>> Start Information provided
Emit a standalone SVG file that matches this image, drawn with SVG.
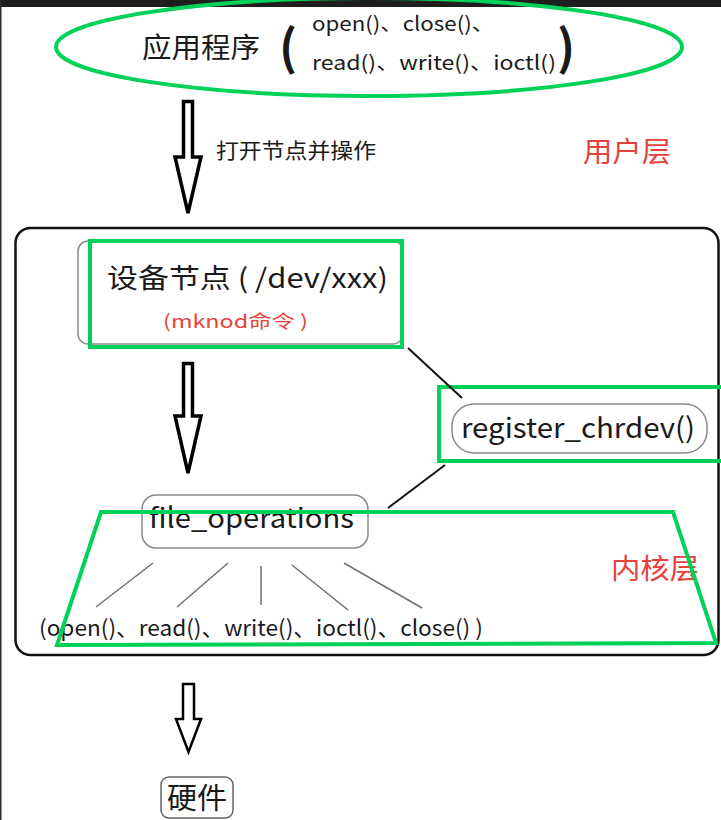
<svg xmlns="http://www.w3.org/2000/svg" width="721" height="820" viewBox="0 0 721 820">
<style>
text{font-family:"Noto Sans CJK SC","Noto Sans",sans-serif;fill:#1a1a1a}
.red{fill:#e5433c}
.green{fill:none;stroke:#00d158;stroke-width:4}
.gbox{fill:none;stroke:#8a8a8a;stroke-width:1.5}
.arrow{fill:#fff;stroke:#000;stroke-width:3.5;stroke-linejoin:miter}
.link{stroke:#111;stroke-width:2;fill:none}
.fan{stroke:#707070;stroke-width:1.5;fill:none}
</style>
<rect x="0" y="0" width="721" height="820" fill="#fff"/>
<rect x="0" y="0" width="721" height="7" fill="#1e1e1e"/>
<rect x="0" y="0" width="1.5" height="820" fill="#2a2a2a"/>

<g id="app">
<text x="142" y="58" font-size="28" textLength="118" lengthAdjust="spacingAndGlyphs">应用程序</text>
<text x="279" y="65" font-size="48" font-weight="700" fill="#000">(</text>
<text x="312" y="31" font-size="20" textLength="182" lengthAdjust="spacingAndGlyphs">open()、close()、</text>
<text x="312" y="70" font-size="20" textLength="244" lengthAdjust="spacingAndGlyphs">read()、write()、ioctl()</text>
<text x="557" y="65" font-size="48" font-weight="700" fill="#000">)</text>
<ellipse cx="369" cy="47" rx="313" ry="49" class="green"/>
</g>

<g id="user-layer">
<text x="583" y="162" font-size="28" class="red" textLength="88" lengthAdjust="spacingAndGlyphs">用户层</text>
</g>

<g id="kernel-frame">
<rect x="15.5" y="228" width="703" height="427" rx="15" fill="none" stroke="#111" stroke-width="2.5"/>
<text x="611" y="579" font-size="28" class="red" textLength="88" lengthAdjust="spacingAndGlyphs">内核层</text>
</g>

<g id="device-node">
<rect x="78" y="241" width="325" height="103" rx="10" class="gbox"/>
<text x="107" y="288" font-size="27" textLength="281" lengthAdjust="spacingAndGlyphs">设备节点 ( /dev/xxx)</text>
<text x="163" y="328" font-size="18" class="red" textLength="145" lengthAdjust="spacingAndGlyphs">(mknod命令 )</text>
<rect x="90" y="241" width="312" height="106" class="green"/>
</g>

<g id="register">
<rect x="452" y="404" width="255" height="49" rx="22" class="gbox"/>
<text x="461" y="438" font-size="28" textLength="234" lengthAdjust="spacingAndGlyphs">register_chrdev()</text>
<rect x="439" y="387" width="284" height="74" class="green"/>
</g>

<g id="file-operations">
<rect x="142" y="495" width="226" height="53" rx="14" class="gbox"/>
<text x="149" y="528" font-size="28" textLength="205" lengthAdjust="spacingAndGlyphs">file_operations</text>
<text x="39" y="636" font-size="22" textLength="444" lengthAdjust="spacingAndGlyphs">(open()、read()、write()、ioctl()、close() )</text>
<polygon points="101,512 673,512 716,643 57,645" class="green"/>
</g>

<g id="hardware">
<rect x="161" y="777" width="72" height="41" rx="8" fill="none" stroke="#666" stroke-width="1.5"/>
<text x="167" y="809" font-size="29" textLength="60" lengthAdjust="spacingAndGlyphs">硬件</text>
</g>

<g id="connectors">
<path class="arrow" d="M183.5,101.5 H192.5 V157 H201 L188,213 L175,157 H183.5 Z"/>
<text x="216" y="158" font-size="21" textLength="160" lengthAdjust="spacingAndGlyphs">打开节点并操作</text>
<path class="arrow" d="M183.5,363.5 H192.5 V416 H201 L188,473 L175,416 H183.5 Z"/>
<path class="arrow" style="stroke-width:2.5" d="M183,684 H194 V719 H201 L188.5,752 L176,719 H183 Z"/>
<line class="link" x1="408" y1="348" x2="462" y2="398"/>
<line class="link" x1="445" y1="465" x2="388" y2="508"/>
<line class="fan" x1="153" y1="563" x2="96" y2="607"/>
<line class="fan" x1="228" y1="563" x2="177" y2="607"/>
<line class="fan" x1="261" y1="566" x2="261" y2="605"/>
<line class="fan" x1="292" y1="565" x2="348" y2="610"/>
<line class="fan" x1="344" y1="563" x2="422" y2="608"/>
</g>
</svg>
>> End Information provided
▸ Request: Print the complete listing exactly, apart from any pictures.

▸ Exercise answer:
Emit a standalone SVG file that matches this image, drawn with SVG.
<svg xmlns="http://www.w3.org/2000/svg" width="721" height="820" viewBox="0 0 721 820">
<style>
text{font-family:"Noto Sans CJK SC","Noto Sans",sans-serif;fill:#1a1a1a}
.red{fill:#e5433c}
.green{fill:none;stroke:#00d158;stroke-width:4}
.gbox{fill:none;stroke:#8a8a8a;stroke-width:1.5}
.arrow{fill:#fff;stroke:#000;stroke-width:3.5;stroke-linejoin:miter}
.link{stroke:#111;stroke-width:2;fill:none}
.fan{stroke:#707070;stroke-width:1.5;fill:none}
</style>
<rect x="0" y="0" width="721" height="820" fill="#fff"/>
<rect x="0" y="0" width="721" height="7" fill="#1e1e1e"/>
<rect x="0" y="0" width="1.5" height="820" fill="#2a2a2a"/>

<g id="app">
<text x="142" y="58" font-size="28" textLength="118" lengthAdjust="spacingAndGlyphs">应用程序</text>
<text x="279" y="65" font-size="48" font-weight="700" fill="#000">(</text>
<text x="312" y="31" font-size="20" textLength="182" lengthAdjust="spacingAndGlyphs">open()、close()、</text>
<text x="312" y="70" font-size="20" textLength="244" lengthAdjust="spacingAndGlyphs">read()、write()、ioctl()</text>
<text x="557" y="65" font-size="48" font-weight="700" fill="#000">)</text>
<ellipse cx="369" cy="47" rx="313" ry="49" class="green"/>
</g>

<g id="user-layer">
<text x="583" y="162" font-size="28" class="red" textLength="88" lengthAdjust="spacingAndGlyphs">用户层</text>
</g>

<g id="kernel-frame">
<rect x="15.5" y="228" width="703" height="427" rx="15" fill="none" stroke="#111" stroke-width="2.5"/>
<text x="611" y="579" font-size="28" class="red" textLength="88" lengthAdjust="spacingAndGlyphs">内核层</text>
</g>

<g id="device-node">
<rect x="78" y="241" width="325" height="103" rx="10" class="gbox"/>
<text x="107" y="288" font-size="27" textLength="281" lengthAdjust="spacingAndGlyphs">设备节点 ( /dev/xxx)</text>
<text x="163" y="328" font-size="18" class="red" textLength="145" lengthAdjust="spacingAndGlyphs">(mknod命令 )</text>
<rect x="90" y="241" width="312" height="106" class="green"/>
</g>

<g id="register">
<rect x="452" y="404" width="255" height="49" rx="22" class="gbox"/>
<text x="461" y="438" font-size="28" textLength="234" lengthAdjust="spacingAndGlyphs">register_chrdev()</text>
<rect x="439" y="387" width="284" height="74" class="green"/>
</g>

<g id="file-operations">
<rect x="142" y="495" width="226" height="53" rx="14" class="gbox"/>
<text x="149" y="528" font-size="28" textLength="205" lengthAdjust="spacingAndGlyphs">file_operations</text>
<text x="39" y="636" font-size="22" textLength="444" lengthAdjust="spacingAndGlyphs">(open()、read()、write()、ioctl()、close() )</text>
<polygon points="101,512 673,512 716,643 57,645" class="green"/>
</g>

<g id="hardware">
<rect x="161" y="777" width="72" height="41" rx="8" fill="none" stroke="#666" stroke-width="1.5"/>
<text x="167" y="809" font-size="29" textLength="60" lengthAdjust="spacingAndGlyphs">硬件</text>
</g>

<g id="connectors">
<path class="arrow" d="M183.5,101.5 H192.5 V157 H201 L188,213 L175,157 H183.5 Z"/>
<text x="216" y="158" font-size="21" textLength="160" lengthAdjust="spacingAndGlyphs">打开节点并操作</text>
<path class="arrow" d="M183.5,363.5 H192.5 V416 H201 L188,473 L175,416 H183.5 Z"/>
<path class="arrow" style="stroke-width:2.5" d="M183,684 H194 V719 H201 L188.5,752 L176,719 H183 Z"/>
<line class="link" x1="408" y1="348" x2="462" y2="398"/>
<line class="link" x1="445" y1="465" x2="388" y2="508"/>
<line class="fan" x1="153" y1="563" x2="96" y2="607"/>
<line class="fan" x1="228" y1="563" x2="177" y2="607"/>
<line class="fan" x1="261" y1="566" x2="261" y2="605"/>
<line class="fan" x1="292" y1="565" x2="348" y2="610"/>
<line class="fan" x1="344" y1="563" x2="422" y2="608"/>
</g>
</svg>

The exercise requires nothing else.